Jean-Marie Cavada : Nouvel épisode du podcast sur les rapports entre les producteurs de contenus et les diffuseurs de plateformes. Madame Delphine Ernotte, qui est présidente de France Télévisions, est notre première invitée pour l’audiovisuel. Selon vous, quelle est l’importance du manque à gagner lorsque vos contenus sont diffusés sur des plateformes qui ne sont pas les vôtres ?

Delphine Ernotte : Question intéressante mais je ne suis pas sûre qu’il y ait un manque à gagner direct. Si France Télévisions commande et édite une série, c’est à dire accompagne le développement de l’écriture du scénario, le tournage et le montage jusqu’à la diffusion, l’œuvre n’appartient pas à l’éditeur que nous sommes. Elle appartient au producteur à qui il est loisible de la vendre pour une exposition différente. La diffusion sur des plateformes n’est donc pas un manque à gagner mais au contraire un “plus à gagner” pour les producteurs qui vient d’une certaine manière conforter la création française.


“La diffusion sur des plateformes n’est donc pas un manque à gagner mais au contraire un “plus à gagner” pour les producteurs”


Là où le bât blesse est que le crédit de tout ce travail d’édition n’est jamais donnée au premier éditeur. Pour preuve, ce qui s’est passé récemment aux Emmy Awards où Dix pour Cent a été primée. Netflix qui a racheté cette série formidable a été salué mais pas France Télévisions qui l’a pourtant éditée. En France, on se bat à juste titre pour reconnaître celui des créateurs, ce que fait le service public. Il faudrait aussi reconnaître notre rôle d’éditeur dans toutes les séries et les documentaires diffusées ensuite sur nos antennes linéaires ou digitales.


La coûteuse fabrique de l’information
J-M.C. : France Télévisions est un important diffuseur et producteur d’information. Sur ce secteur spécifique quels sont vos rapports avec les plateformes qui prennent vos contenus, les diffusent et en tirent toute la monétisation que l’on connaît ?

D.E. :  Nous sommes sur un marché de dupes. Quand je suis arrivée, nous diffusions tous nos contenus d’information sur les réseaux sociaux, notamment sur YouTube. Dans sa grande largesse, la plateforme nous octroyait une petite part totalement modeste et voire modique de la publicité qu’elle récupérait. Aujourd’hui on appelle “information” n’importe quel fait pas forcément vérifié. Le grand risque des réseaux sociaux est de proposer une opinion au même rang qu’un fait vérifié ou une vérité scientifique.
“On ne peut pas mettre sur un pied d’égalité un travail journalistique sérieux avec une opinion exprimée par un citoyen.

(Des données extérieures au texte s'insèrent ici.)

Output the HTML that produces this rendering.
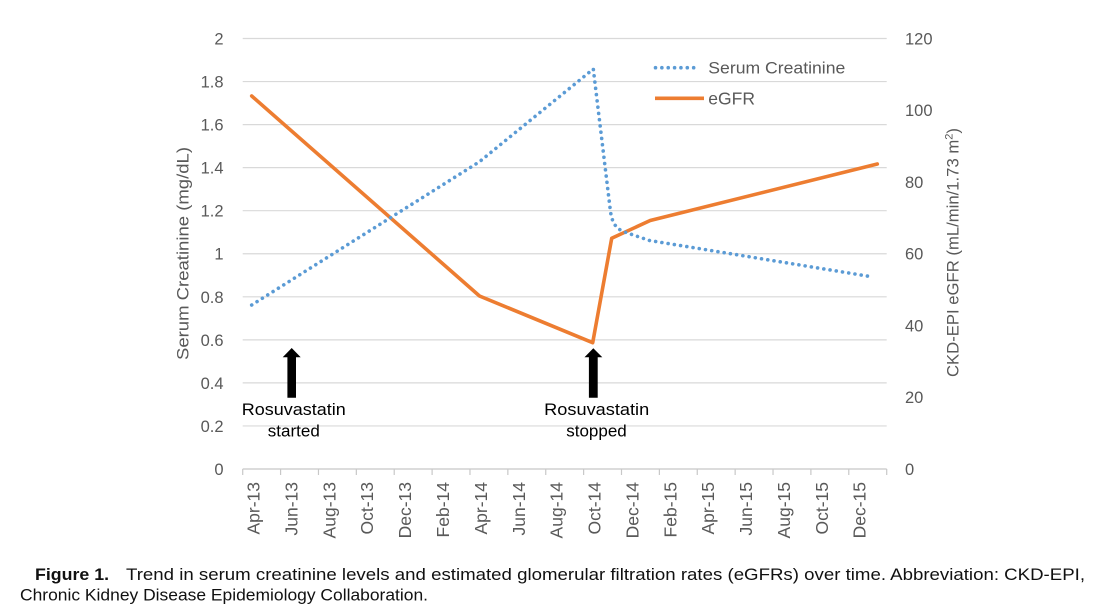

Cela n’a pas la même valeur”
Les plateformes sociales ont énormément de vertus mais il est important de reconnaître les exigences du métiers de journaliste. Pour l’exercer correctement, il faut avoir du temps et une juste rémunération. On ne peut pas mettre sur un pied d’égalité un travail journalistique sérieux avec une opinion exprimée par un citoyen. Cela n’a pas la même valeur.

J-M.C. : L’information a un coût de production. Les équipes de reportage coûtent cher, tout comme le montage, le formatage, le fonctionnement d’une antenne. Qu’est ce que vous espérez des réseaux qui prennent vos produits d’information? Qu’est ce que vous pouvez en gagner ?

D.E. : Nous attendons une juste rétribution du travail du journaliste et de l’éditeur qui soutient et édite l’information. Je ne sais pas quel est le bon tarif ? Ça se discute, se négocie, s’apprécie pour être une juste rétribution des investissements conséquents faits dans le service public pour maintenir des rédactions de très bon niveau et donner du temps à des journalistes pour faire des enquêtes longues. Certaines enquêtes n’aboutissent pas.